After completing each problem, you will reflect on your solution using the Problem-Solving Journal Template. This process is designed to help you develop critical self-assessment skills by identifying errors, refining your strategies, and learning from your mistakes. Your journal entries will serve as a record of your progress and provide valuable insights into your learning process. Consistently following these steps will not only improve your problem-solving abilities but also deepen your understanding of the course material.

• Write a short summary of what the problem is asking you to solve.
• Identify the key concepts and principles that are relevant to solving the problem.
• Clearly state what information is given and what needs to be found.

• Describe your plan for solving the problem. Be specific about the methods or formulas you intend to use.
• Justify why you chose this approach. Why do you think it will work?

• Record the steps you took to execute your plan. Be thorough and document all calculations, assumptions, and intermediate results.
• Note any areas where you were unsure or where you had to make a judgment call.
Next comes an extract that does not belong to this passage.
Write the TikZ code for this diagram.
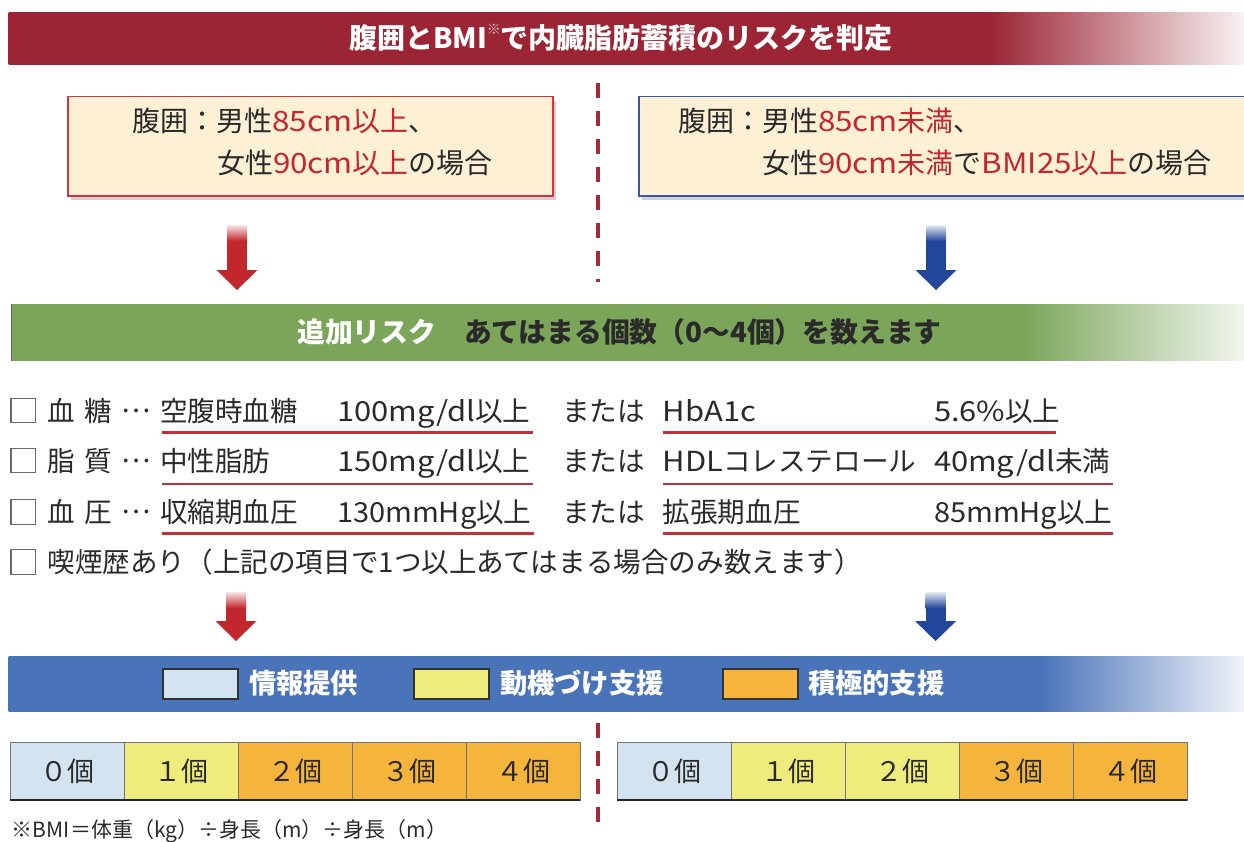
\documentclass[tikz,border=0pt]{standalone}
\usepackage{fontspec}
\setmainfont{Noto Sans CJK JP}
\usetikzlibrary{arrows.meta,shadows,calc}
\definecolor{hdr}{HTML}{9B2535}
\definecolor{grn}{HTML}{7BA65A}
\definecolor{blu}{HTML}{4A74B9}
\definecolor{cream}{HTML}{FEF0D5}
\definecolor{boxred}{HTML}{D0353C}
\definecolor{boxblue}{HTML}{3559AC}
\definecolor{hl}{HTML}{C3262E}
\definecolor{txt}{HTML}{2A2A2A}
\definecolor{arrred}{HTML}{C1272D}
\definecolor{arrblue}{HTML}{22469A}
\definecolor{dashred}{HTML}{A8293A}
\definecolor{ulred}{HTML}{C1313A}
\definecolor{cA}{HTML}{D3E3F0}
\definecolor{cB}{HTML}{EFEC7E}
\definecolor{cC}{HTML}{F5B43B}
\definecolor{chk}{HTML}{6A6A6A}
\pgfdeclarehorizontalshading{hdrsh}{100bp}{color(0bp)=(hdr); color(25bp)=(hdr); color(64.7bp)=(hdr); color(75bp)=(hdr!6); color(100bp)=(hdr!6)}
\pgfdeclarehorizontalshading{grnsh}{100bp}{color(0bp)=(grn); color(25bp)=(grn); color(66bp)=(grn); color(75bp)=(grn!10); color(100bp)=(grn!10)}
\pgfdeclarehorizontalshading{blush}{100bp}{color(0bp)=(blu); color(25bp)=(blu); color(66.8bp)=(blu); color(75bp)=(blu!8); color(100bp)=(blu!8)}
\newcommand\latw[1]{{\addfontfeatures{FakeStretch=1.12}#1}}
\newcommand\latn[1]{{\addfontfeatures{FakeStretch=1.05}#1}}
\newcommand\myarrow[5]{%
  \coordinate (#1s) at (#2,#3);
  \coordinate (#1e) at (#2,#4);
  \shade[top color=#5!12, bottom color=#5] ($(#1s)+(-10,0)$) rectangle ($(#1s)+(10,16)$);
  \fill[#5] ($(#1s)+(-10,15.5)$) rectangle ($(#1e)+(10,-19.5)$);
  \fill[#5] ($(#1e)+(-20.5,-20)$) -- ($(#1e)+(20.5,-20)$) -- (#1e) -- cycle;
}
\begin{document}
\begin{tikzpicture}[x=1pt,y=-1pt,
  every node/.style={inner sep=0pt, outer sep=0pt},
  ttl/.style={font=\fontsize{27.8}{30}\selectfont\bfseries, anchor=base},
  body/.style={font=\fontsize{27.6}{32}\selectfont, text=txt, anchor=base west},
  boxtxt/.style={font=\fontsize{28}{32}\selectfont, text=txt, anchor=base west},
  cond/.style={draw=#1, fill=cream, line width=1.2pt, minimum height=99.3pt,
     drop shadow={shadow xshift=3pt, shadow yshift=-4pt, opacity=0.18, fill=black}},
  chkbox/.style={draw=chk, line width=1.2pt, minimum size=24.5pt, fill=white},
  ul/.style={draw=ulred, line width=2.6pt},
  cell/.style={draw=black!55, line width=0.8pt, minimum width=114pt, minimum height=57.3pt,
     font=\fontsize{27}{30}\selectfont, text=txt, text height=21pt, text depth=1pt},
  lg/.style={draw=black!80, line width=1.4pt, minimum width=75pt, minimum height=30pt},
  lgtxt/.style={font=\fontsize{27.3}{30}\selectfont\bfseries, text=white, anchor=base west},
  dsh/.style={draw=dashred, line width=4.5pt, dash pattern=on 15pt off 13pt}
]
\useasboundingbox (0,0) rectangle (1244,841);
\clip (0,0) rectangle (1244,841);
\fill[white] (0,0) rectangle (1244,841);

% ---------- header bar
\shade[shading=hdrsh] (8.7,12.3) rectangle (1244,64.3);
\node[ttl, text=white, font=\fontsize{28}{30}\selectfont\bfseries] (title) at (621,48.6)
  {腹囲とBMI\raisebox{0.5em}{\fontsize{14}{14}\selectfont\textcolor{hdr!25}{※}}で内臓脂肪蓄積のリスクを判定};

% ---------- dashed dividers
\coordinate (d1t) at (598,83);
\coordinate (d1b) at (598,282);
\draw[dsh] (d1t) -- (d1b);
\coordinate (d2t) at (598,723);
\coordinate (d2b) at (598,824);
\draw[dsh] (d2t) -- (d2b);

% ---------- condition boxes
\node[cond=boxred, minimum width=485pt] (boxL) at (310.5,146.4) {};
\node[cond=boxblue, minimum width=615pt] (boxR) at (946.5,146.4) {};
\node[boxtxt] (L1) at (132.5,131.6) {腹囲：男性\textcolor{hl}{\latw{85cm}以上}、};
\node[boxtxt] (L2) at (217,173.6) {女性\textcolor{hl}{\latw{90cm}以上}の場合};
\node[boxtxt] (R1) at (678,131.6) {腹囲：男性\textcolor{hl}{\latw{85cm}未満}、};
\node[boxtxt] (R2) at (762,173.6) {女性\textcolor{hl}{\latw{90cm}未満}で\textcolor{hl}{\latw{BMI25}以上}の場合};

% ---------- arrows
\myarrow{ra}{237}{225}{290}{arrred}
\myarrow{ba}{936}{225}{290}{arrblue}

% ---------- green bar
\shade[shading=grnsh] (11,304) rectangle (1244,360.7);
\draw[black!60, line width=1.2pt] (11.6,304) -- (11.6,360.7);
\node[ttl, text=txt] (add) at (619.5,342.6)
  {\textcolor{white}{追加リスク}　あてはまる個数（0〜4個）を数えます};

% ---------- checklist
\node[chkbox] (cb1) at (23.3,410.6) {};
\node[body] (r1a) at (47.5,421.5) {血};
\node[body] (r1b) at (84,421.5) {糖};
\node[body] (r1c) at (121,412.5) {…};
\node[body] (r1d) at (160,421.5) {空腹時血糖};
\node[body] (r1e) at (337,421.5) {\latw{100mg/dl}以上};
\node[body] (r1f) at (562,421.5) {または};
\node[body] (r1g) at (662.6,421.5) {\latw{HbA1c}};
\node[body] (r1h) at (934,421.5) {\latw{5.6\%}以上};
\draw[ul] (162,432.7) -- (532.6,432.7);
\draw[ul] (662.6,432.7) -- (1055.7,432.7);

\node[chkbox] (cb2) at (23.3,460.6) {};
\node[body] (r2a) at (47.5,471.5) {脂};
\node[body] (r2b) at (84,471.5) {質};
\node[body] (r2c) at (121,462.5) {…};
\node[body] (r2d) at (160,471.5) {中性脂肪};
\node[body] (r2e) at (337,471.5) {\latw{150mg/dl}以上};
\node[body] (r2f) at (562,471.5) {または};
\node[body] (r2g) at (662.6,471.5) {\latw{HDL}コレステロール};
\node[body] (r2h) at (934,471.5) {\latw{40mg/dl}未満};
\draw[ul] (162,484) -- (532.6,484);
\draw[ul] (662.6,484) -- (1113.4,484);

\node[chkbox] (cb3) at (23.3,512) {};
\node[body] (r3a) at (47.5,522.5) {血};
\node[body] (r3b) at (84,522.5) {圧};
\node[body] (r3c) at (121,513.5) {…};
\node[body] (r3d) at (160,522.5) {収縮期血圧};
\node[body] (r3e) at (337,522.5) {\latn{130mmHg}以上};
\node[body] (r3f) at (562,522.5) {または};
\node[body] (r3g) at (662.6,522.5) {拡張期血圧};
\node[body] (r3h) at (934,522.5) {\latn{85mmHg}以上};
\draw[ul] (162,533.5) -- (534,533.5);
\draw[ul] (662.6,533.5) -- (1113.4,533.5);

\node[chkbox] (cb4) at (23.3,562) {};
\node[body] (r4a) at (47.5,572.5) {喫煙歴あり（上記の項目で1つ以上あてはまる場合のみ数えます）};

% ---------- arrows 2
\myarrow{rb}{236}{592}{641}{arrred}
\myarrow{bb}{935.6}{592}{641}{arrblue}

% ---------- blue bar with legend
\shade[shading=blush] (8.7,656) rectangle (1244,711.7);
\node[lg, fill=cA] (lg1) at (200.5,684) {};
\node[lgtxt] (lt1) at (249,693.5) {情報提供};
\node[lg, fill=cB] (lg2) at (451.5,684) {};
\node[lgtxt] (lt2) at (500,693.5) {動機づけ支援};
\node[lg, fill=cC] (lg3) at (760.4,684) {};
\node[lgtxt] (lt3) at (808,693.5) {積極的支援};

% ---------- count cells
\node[cell, fill=cA] (L0) at (67,771.4) {０個};
\node[cell, fill=cB] (La) at (181,771.4) {１個};
\node[cell, fill=cC] (Lb) at (295,771.4) {２個};
\node[cell, fill=cC] (Lc) at (409,771.4) {３個};
\node[cell, fill=cC] (Ld) at (523,771.4) {４個};
\draw[black!85, line width=2.5pt] (L0.south west) -- (Ld.south east);

\node[cell, fill=cA] (R0) at (674,771.4) {０個};
\node[cell, fill=cB] (Ra) at (788,771.4) {１個};
\node[cell, fill=cB] (Rb) at (902,771.4) {２個};
\node[cell, fill=cC] (Rc) at (1016,771.4) {３個};
\node[cell, fill=cC] (Rd) at (1130,771.4) {４個};
\draw[black!85, line width=2.5pt] (R0.south west) -- (Rd.south east);

% ---------- footnote
\node[anchor=base west, font=\fontsize{21}{24}\selectfont, text=txt] (foot) at (12,837.5)
  {※BMI＝体重（kg）÷身長（m）÷身長（m）};
\end{tikzpicture}
\end{document}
• Reflect on whether your initial solution was correct. If it wasn’t, explain how you identified errors.
• Discuss how you corrected those errors and what insights you gained from the process.

• Evaluate your final solution. Does it make sense based on the context of the problem? Are the units, magnitude, and logic consistent?
• If something still feels off, explain why and what you might do differently next time.

• Write about what you learned from solving this problem. Focus on both the content (e.g., physics concepts) and the process (e.g., problem-solving strategies).
• Consider how this experience will influence your approach to similar problems in the future. What will you do differently? What will you continue to do the same?